[What you are asked to do]
Restate the listing below word for word, omitting any images.

[Collected data]
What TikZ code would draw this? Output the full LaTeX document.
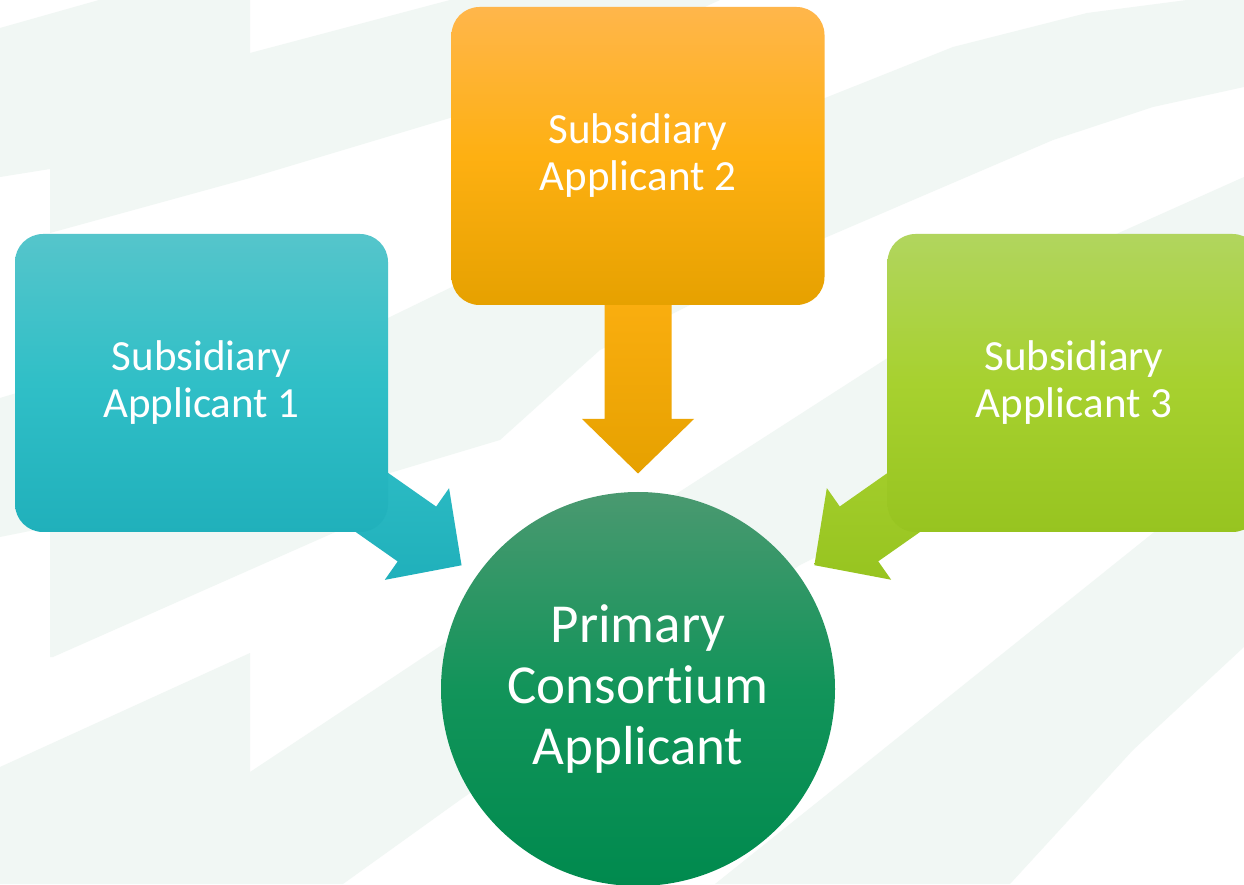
\documentclass[tikz,border=0pt]{standalone}
\usepackage{fontspec}
\setmainfont[Ligatures={NoCommon}]{Carlito}
\usetikzlibrary{calc}
\definecolor{bgl}{HTML}{F1F7F4}
\definecolor{tealT}{HTML}{55C5CB}
\definecolor{tealM}{HTML}{30BFC7}
\definecolor{tealB}{HTML}{20B0BB}
\definecolor{orgT}{HTML}{FFB64B}
\definecolor{orgM}{HTML}{FEB012}
\definecolor{orgB}{HTML}{E6A100}
\definecolor{limT}{HTML}{B1D55E}
\definecolor{limM}{HTML}{A7D12F}
\definecolor{limB}{HTML}{97C420}
\definecolor{hubT}{HTML}{4A9970}
\definecolor{hubM}{HTML}{12945A}
\definecolor{hubB}{HTML}{008A4E}
\pgfdeclarelayer{bg}
\pgfdeclarelayer{arrows}
\pgfsetlayers{bg,arrows,main}
\tikzset{
  bgband/.style={fill=bgl, draw=none},
  appbox/.style={rounded corners=28pt, minimum width=373pt, minimum height=298pt,
    inner sep=0pt, text=white, align=center, font=\fontsize{43}{47}\selectfont},
  hubnode/.style={circle, minimum size=394pt, inner sep=0pt, text=white,
    align=center, font=\fontsize{55}{61}\selectfont},
}
\newcommand{\feedarrow}[2]{%
  \shade[#2] ($(hub.center)!215.5pt!(#1.center)$)
    -- ($(hub.center)!270pt!(#1.center)!56pt!90:(#1.center)$)
    -- ($(hub.center)!270pt!(#1.center)!33.5pt!90:(#1.center)$)
    -- ($(hub.center)!420pt!(#1.center)!33.5pt!90:(#1.center)$)
    -- ($(hub.center)!420pt!(#1.center)!33.5pt!-90:(#1.center)$)
    -- ($(hub.center)!270pt!(#1.center)!33.5pt!-90:(#1.center)$)
    -- ($(hub.center)!270pt!(#1.center)!56pt!-90:(#1.center)$)
    -- cycle;}
\begin{document}
\begin{tikzpicture}[x=1pt,y=1pt]
\clip (0,0) rectangle (1244,884);
\begin{pgfonlayer}{bg}
\fill[white] (0,0) rectangle (1244,884);
\begin{scope}[shift={(0,884)}, yscale=-1]
  \fill[bgband] (0,28) -- (99,0) -- (250,0) -- (250,53) -- (450,0) -- (720,0)
    -- (600,55) -- (450,118) -- (250,178) -- (50,233) -- (50,169) -- (0,177) -- cycle;
  \fill[bgband] (0,398) -- (50,383) -- (388,318) -- (600,215) -- (820,100)
    -- (953,47) -- (1087,13) -- (1187,0) -- (1244,0) -- (1244,87) -- (1153,107)
    -- (1053,140) -- (920,197) -- (820,240) -- (600,350) -- (500,440) -- (390,473)
    -- (340,530) -- (53,657) -- (50,657) -- (50,527) -- (0,537) -- cycle;
  \fill[bgband] (0,767) -- (250,653) -- (250,772) -- (460,633) -- (900,350)
    -- (1103,240) -- (1244,177) -- (1244,320) -- (890,520) -- (800,565)
    -- (460,800) -- (343,884) -- (0,884) -- cycle;
  \fill[bgband] (715,884) -- (820,800) -- (1153,533) -- (1244,460) -- (1244,647)
    -- (1133,750) -- (1010,884) -- cycle;
\end{scope}
\end{pgfonlayer}

\node[appbox, top color=tealT, bottom color=tealB, middle color=tealM]
  (b1) at (201.5,501) {Subsidiary\\Applicant 1};
\node[appbox, top color=orgT, bottom color=orgB, middle color=orgM]
  (b2) at (638,728) {Subsidiary\\Applicant 2};
\node[appbox, top color=limT, bottom color=limB, middle color=limM]
  (b3) at (1074,501) {Subsidiary\\Applicant 3};
\node[hubnode, top color=hubT, bottom color=hubB, middle color=hubM]
  (hub) at (638,195) {Primary\\Consortium\\Applicant};

\begin{pgfonlayer}{arrows}
\feedarrow{b1}{top color=tealM, bottom color=tealB}
\feedarrow{b2}{top color=orgM, bottom color=orgB}
\feedarrow{b3}{top color=limM, bottom color=limB}
\end{pgfonlayer}
\end{tikzpicture}
\end{document}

[The reply]
What TikZ code would draw this? Output the full LaTeX document.
\documentclass[tikz,border=0pt]{standalone}
\usepackage{fontspec}
\setmainfont[Ligatures={NoCommon}]{Carlito}
\usetikzlibrary{calc}
\definecolor{bgl}{HTML}{F1F7F4}
\definecolor{tealT}{HTML}{55C5CB}
\definecolor{tealM}{HTML}{30BFC7}
\definecolor{tealB}{HTML}{20B0BB}
\definecolor{orgT}{HTML}{FFB64B}
\definecolor{orgM}{HTML}{FEB012}
\definecolor{orgB}{HTML}{E6A100}
\definecolor{limT}{HTML}{B1D55E}
\definecolor{limM}{HTML}{A7D12F}
\definecolor{limB}{HTML}{97C420}
\definecolor{hubT}{HTML}{4A9970}
\definecolor{hubM}{HTML}{12945A}
\definecolor{hubB}{HTML}{008A4E}
\pgfdeclarelayer{bg}
\pgfdeclarelayer{arrows}
\pgfsetlayers{bg,arrows,main}
\tikzset{
  bgband/.style={fill=bgl, draw=none},
  appbox/.style={rounded corners=28pt, minimum width=373pt, minimum height=298pt,
    inner sep=0pt, text=white, align=center, font=\fontsize{43}{47}\selectfont},
  hubnode/.style={circle, minimum size=394pt, inner sep=0pt, text=white,
    align=center, font=\fontsize{55}{61}\selectfont},
}
\newcommand{\feedarrow}[2]{%
  \shade[#2] ($(hub.center)!215.5pt!(#1.center)$)
    -- ($(hub.center)!270pt!(#1.center)!56pt!90:(#1.center)$)
    -- ($(hub.center)!270pt!(#1.center)!33.5pt!90:(#1.center)$)
    -- ($(hub.center)!420pt!(#1.center)!33.5pt!90:(#1.center)$)
    -- ($(hub.center)!420pt!(#1.center)!33.5pt!-90:(#1.center)$)
    -- ($(hub.center)!270pt!(#1.center)!33.5pt!-90:(#1.center)$)
    -- ($(hub.center)!270pt!(#1.center)!56pt!-90:(#1.center)$)
    -- cycle;}
\begin{document}
\begin{tikzpicture}[x=1pt,y=1pt]
\clip (0,0) rectangle (1244,884);
\begin{pgfonlayer}{bg}
\fill[white] (0,0) rectangle (1244,884);
\begin{scope}[shift={(0,884)}, yscale=-1]
  \fill[bgband] (0,28) -- (99,0) -- (250,0) -- (250,53) -- (450,0) -- (720,0)
    -- (600,55) -- (450,118) -- (250,178) -- (50,233) -- (50,169) -- (0,177) -- cycle;
  \fill[bgband] (0,398) -- (50,383) -- (388,318) -- (600,215) -- (820,100)
    -- (953,47) -- (1087,13) -- (1187,0) -- (1244,0) -- (1244,87) -- (1153,107)
    -- (1053,140) -- (920,197) -- (820,240) -- (600,350) -- (500,440) -- (390,473)
    -- (340,530) -- (53,657) -- (50,657) -- (50,527) -- (0,537) -- cycle;
  \fill[bgband] (0,767) -- (250,653) -- (250,772) -- (460,633) -- (900,350)
    -- (1103,240) -- (1244,177) -- (1244,320) -- (890,520) -- (800,565)
    -- (460,800) -- (343,884) -- (0,884) -- cycle;
  \fill[bgband] (715,884) -- (820,800) -- (1153,533) -- (1244,460) -- (1244,647)
    -- (1133,750) -- (1010,884) -- cycle;
\end{scope}
\end{pgfonlayer}

\node[appbox, top color=tealT, bottom color=tealB, middle color=tealM]
  (b1) at (201.5,501) {Subsidiary\\Applicant 1};
\node[appbox, top color=orgT, bottom color=orgB, middle color=orgM]
  (b2) at (638,728) {Subsidiary\\Applicant 2};
\node[appbox, top color=limT, bottom color=limB, middle color=limM]
  (b3) at (1074,501) {Subsidiary\\Applicant 3};
\node[hubnode, top color=hubT, bottom color=hubB, middle color=hubM]
  (hub) at (638,195) {Primary\\Consortium\\Applicant};

\begin{pgfonlayer}{arrows}
\feedarrow{b1}{top color=tealM, bottom color=tealB}
\feedarrow{b2}{top color=orgM, bottom color=orgB}
\feedarrow{b3}{top color=limM, bottom color=limB}
\end{pgfonlayer}
\end{tikzpicture}
\end{document}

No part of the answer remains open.